Eight local firms are collaborating on a $100 million effort to revitalize a portion of a near-north-side neighborhood along the Monon Trail that would include apartments, townhouses and retail uses such as a 25,000-square-foot grocery store.
The 14.5-acre development, known as Monon 30, would straddle a four-block section of the trail north of 30th Street, with commercial and housing elements on both sides. It also would include a 1.3-acre parcel with commercial uses south of 30th Street on the east side of the trail.
Located in the long-struggling Martindale Brightwood neighborhood, the Monon 30 parcels are zoned for industrial uses and contain the remnants of defunct businesses.
The partners already have received approval from the city to rezone the property, pending final approval from the City-County Council. The project would include the remediation of a brownfield property within Monon 30’s footprint.
Initial plans filed with the city call for an expansive master-planned project including of 220 apartments in a five-story building—mostly market-rate, with some affordable units—along with 120 townhouse-style apartments on a private drive and a 25,000-square-foot neighborhood grocery store.
The project also calls for multiple restaurants and retailers, green space, and an outdoor plaza that could be home to a farmer’s market.

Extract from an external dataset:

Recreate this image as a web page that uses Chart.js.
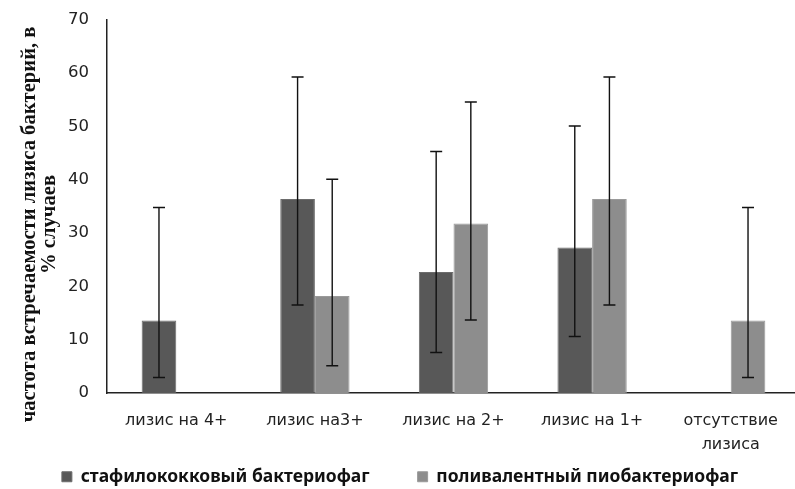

It also could offer space for other commercial uses, as well as space for public and community use.
Monon 30 is being developed by Monon Development Group LLC, a firm composed of eight local firms and property owners: The Monon 30 Group, The Ridge Group, DMJR Development, Mojave Ghost Blackhawk Assets Management, Premier Commercial Real Estate Services, Architects Forum, Gilliatte General Contractors and Gradison Design and Build.
Andi Metzel, an attorney at Taft Law who represents Monon Development, said the developers see the project as an opportunity to boost an area that has largely gone without new development in recent years, despite strong activity in surrounding neighborhoods.
“It’s a shame that there have been areas that have been left out, and this is one of them,” she said. “You cannot create a city that has these gaps and still expect to lift the entire community. They wanted to make sure that as long someone is investing a lot of money in the downtown corridor … that you also include the neighborhoods in-between.”
While the project is expected to be largely privately funded, Metzel said the development team is working with city officials on the possibility of establishing a site-specific tax-increment financing district to offset some of the costs.
In a statement, Indianapolis Department of Metropolitan Development Director Scarlett Andrews lauded efforts to bring the project to life, and said it aligns with city priorities that include public infrastructure, affordable housing and economic development.
“We are in the early stages of reviewing the financial needs of the Monon 30 project and look forward to collaborating with the community and the developer to bring it to fruition,” Andrews said.
During a City-County Council meeting on Nov. 8, city officials separately introduced a proposal to create a designated redevelopment area for Martindale Brightwood and a new Hillside Housing tax-increment financing district.
Neighborhood groups have largely been supportive of the project, including the Martindale Brightwood Community Development Corp. and the United Northeast Community Development Corp.
The Ralston Hovey Arsenal Andrew J. Brown Neighborhood Association is also generally supportive of the project, although Charles Knight, vice president for the group, said during a Nov. 3 meeting of the Metropolitan Development Commission that some residents were concerned that the amount of investment in the neighborhood could price them out due to increased property taxes and gentrification. The developer is expected to address those concerns in a project agreement with the city.
As part of the project, the developer plans to set aside dozens of housing units that will be available to those making less than the area’s median income, both at the 30% and 50% thresholds.
“They’re working with neighborhood groups and are committed to prioritizing and exceeding the expectations from the city of Indianapolis as far as offering units that will be affordable,” Metzel said. “They’ve been very thoughtful about the size of units and the type of units that are going to be offered so that it doesn’t price out the neighborhood.”
The property was once home to a pickle factory and lumber yard. Monon Development received approval to rezone the property to the C-S, special commercial, designation during the Metropolitan Development Commission hearing on Nov. 3. The City-County Council is expected to consider final approval of the rezoning on Dec. 6.
Monon Development has the 14.5 acres for the project under contract. It also has options to purchase several properties between 33rd Street and 38th Street over the next several years, which could be incorporated into future development phases.
Metzel said construction could begin as early as spring 2022, with plans for concurrent construction on most of the project’s components.
“It’s not intended to be phased in over eight to 10 years, but instead be a simultaneous execution,” she said. “In other words, the single-family, the multi-family and the commercial properties all being developed at one time, which is a pretty tremendous amount of development. They all have to happen in the same time frame in order for them to be successful.”